B. The Trust is not assigned any claim against AMH.
AMH next argues that it is not an "Insured Person" under the policy at issue, and as such the plan does not authorize the Trust to assert a claim against it. The Court is persuaded by AMH's argument in this regard.
The policy defines an insured person as "all Executives and all Employees." Further, Executives are defined as "all persons who were, now are, or shall be directors, officers, management committee members, advisory committee members, members of the Board of Managers or natural person general partners of the Company."
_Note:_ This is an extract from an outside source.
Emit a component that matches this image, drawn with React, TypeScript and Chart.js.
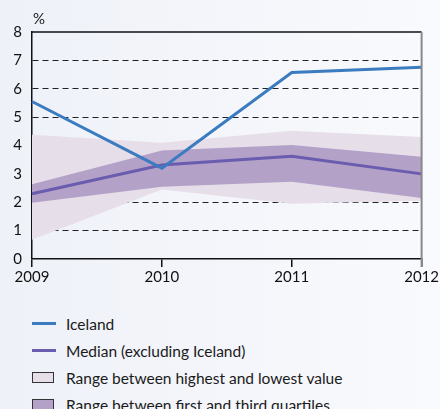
import React, { useEffect, useRef } from "react";
import { Chart, registerables } from "chart.js";

Chart.register(...registerables);

const years = ["2009", "2010", "2011", "2012"];
const iceland = [5.55, 3.2, 6.57, 6.76];
const median = [2.3, 3.31, 3.62, 3.0];
const q1 = [1.98, 2.55, 2.72, 2.15];
const q3 = [2.63, 3.82, 4.02, 3.6];
const minV = [0.68, 2.45, 1.95, 2.05];
const maxV = [4.38, 4.1, 4.52, 4.3];
const yTicks = [0, 1, 2, 3, 4, 5, 6, 7, 8];
const legendItems = [
  { label: "Iceland", kind: "line", color: "#3b7bbf" },
  { label: "Median (excluding Iceland)", kind: "line", color: "#6a5cae" },
  { label: "Range between highest and lowest value", kind: "box", color: "#e6dee9" },
  { label: "Range between first and third quartiles", kind: "box", color: "#b3a1c8" },
];

const FONT = "Lato, 'Open Sans', sans-serif";

export default function App() {
  const ref = useRef<HTMLCanvasElement | null>(null);
  useEffect(() => {
    if (!ref.current) return;
    const framePlugin = {
      id: "frame",
      afterDatasetsDraw(chart: any) {
        const { ctx, chartArea } = chart;
        ctx.save();
        ctx.strokeStyle = "#111";
        ctx.lineWidth = 1.5;
        ctx.beginPath();
        ctx.moveTo(chartArea.left, chartArea.top);
        ctx.lineTo(chartArea.right, chartArea.top);
        ctx.stroke();
        ctx.strokeStyle = "#888";
        ctx.lineWidth = 2;
        ctx.beginPath();
        ctx.moveTo(chartArea.right, chartArea.top);
        ctx.lineTo(chartArea.right, chartArea.bottom + 8);
        ctx.stroke();
        ctx.fillStyle = "#222";
        ctx.font = "15px " + FONT;
        ctx.textAlign = "left";
        ctx.textBaseline = "alphabetic";
        ctx.fillText("%", chartArea.left + 1, chartArea.top - 8);
        ctx.restore();
      },
    };
    const chart = new Chart(ref.current, {
      type: "line",
      data: {
        labels: years,
        datasets: [
          { label: "Iceland", data: iceland, borderColor: "#3b7bbf", borderWidth: 3, pointRadius: 0, fill: false, order: 0 },
          { label: "Median (excluding Iceland)", data: median, borderColor: "#6a5cae", borderWidth: 3, pointRadius: 0, fill: false, order: 1 },
          { label: "Q3", data: q3, borderWidth: 0, borderColor: "rgba(0,0,0,0)", backgroundColor: "#b3a1c8", pointRadius: 0, fill: 3, order: 2 },
          { label: "Q1", data: q1, borderWidth: 0, borderColor: "rgba(0,0,0,0)", pointRadius: 0, fill: false, order: 3 },
          { label: "Max", data: maxV, borderWidth: 0, borderColor: "rgba(0,0,0,0)", backgroundColor: "#e6dee9", pointRadius: 0, fill: 5, order: 4 },
          { label: "Min", data: minV, borderWidth: 0, borderColor: "rgba(0,0,0,0)", pointRadius: 0, fill: false, order: 5 },
        ],
      },
      options: {
        animation: false,
        responsive: false,
        layout: { padding: { top: 32, right: 18, left: 0, bottom: 0 } },
        plugins: { legend: { display: false }, tooltip: { enabled: false } },
        scales: {
          x: {
            offset: false,
            grid: { display: true, drawOnChartArea: false, drawTicks: true, tickLength: 8, color: "#111", lineWidth: 1.5 },
            border: { display: true, color: "#111", width: 1.5 },
            ticks: { color: "#111", font: { size: 15, family: FONT }, padding: 1, maxRotation: 0 },
            afterFit: (s: any) => { s.height = 41; },
          },
          y: {
            min: 0,
            max: 8,
            afterBuildTicks: (s: any) => { s.ticks = yTicks.map((v) => ({ value: v })); },
            grid: {
              drawTicks: false,
              color: "#222",
              lineWidth: (c: any) => (c.tick && (c.tick.value === 0 || c.tick.value === 8) ? 0 : 1),
            },
            border: { display: true, color: "#111", width: 1.5, dash: [6, 4] },
            ticks: { color: "#111", font: { size: 15, family: FONT }, padding: 10 },
            afterFit: (s: any) => { s.width = 32; },
          },
        },
      },
      plugins: [framePlugin],
    } as any);
    return () => chart.destroy();
  }, []);

  return (
    <div
      style={{
        position: "fixed",
        left: 0,
        top: 0,
        width: 440,
        height: 409,
        overflow: "hidden",
        background: "linear-gradient(to right, #eef1f8, #f9fafd)",
        fontFamily: FONT,
      }}
    >
      <canvas ref={ref} width={440} height={300} style={{ display: "block" }} />
      <div style={{ position: "absolute", left: 32, top: 310 }}>
        {legendItems.map((it) => (
          <div key={it.label} style={{ display: "flex", alignItems: "center", height: 27, fontSize: 15.5, color: "#1a1a1a" }}>
            {it.kind === "line" ? (
              <span style={{ display: "inline-block", width: 24, height: 3, background: it.color, marginRight: 10 }} />
            ) : (
              <span style={{ display: "inline-block", width: 20, height: 9, background: it.color, border: "1px solid #333", marginRight: 12 }} />
            )}
            <span>{it.label}</span>
          </div>
        ))}
      </div>
    </div>
  );
}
D.I. 501-2, Exhibit 2, at 18.
Id.
While it is undisputed that AMH was the sole manager of JAB, that does not mean that it was either a "management committee member" or a member of the "Board of Managers." Moreover, again as a matter of ordinary English, it would seem surprising if a corporate entity would fit within the definition of "Executive," which term certainly brings to mind a natural person rather than a corporation.
The Trust responds by arguing that such a reading is inconsistent with the principle that ambiguous provisions in insurance policies should be read in favor of coverage, and that such a ruling would operate to remove from coverage a claim that AMH mismanaged JAB. But that is incorrect. The policy at issue includes four separate heads of coverage: Insured Persons Liability Coverage, Insured Persons Reimbursement Coverage, Company Coverage, and Outside Entity Coverage. The basis under which claims against AMH would be covered by the policy would be under the "Company Coverage." It turns out, however, that the plan only assigns to the Trust claims that run against "Insured Persons." Because AMH is not such an Insured Person, the claim against it is not assigned to the Trust under the plan.
Conclusion
For the foregoing reasons, the Court concludes that the Trust's right to assert claims against "Insured Persons" is not limited to the portion of the claim that is covered by an applicable policy, but that AMH is not such an "Insured Person" as the plan uses that term. An appropriate order will follow.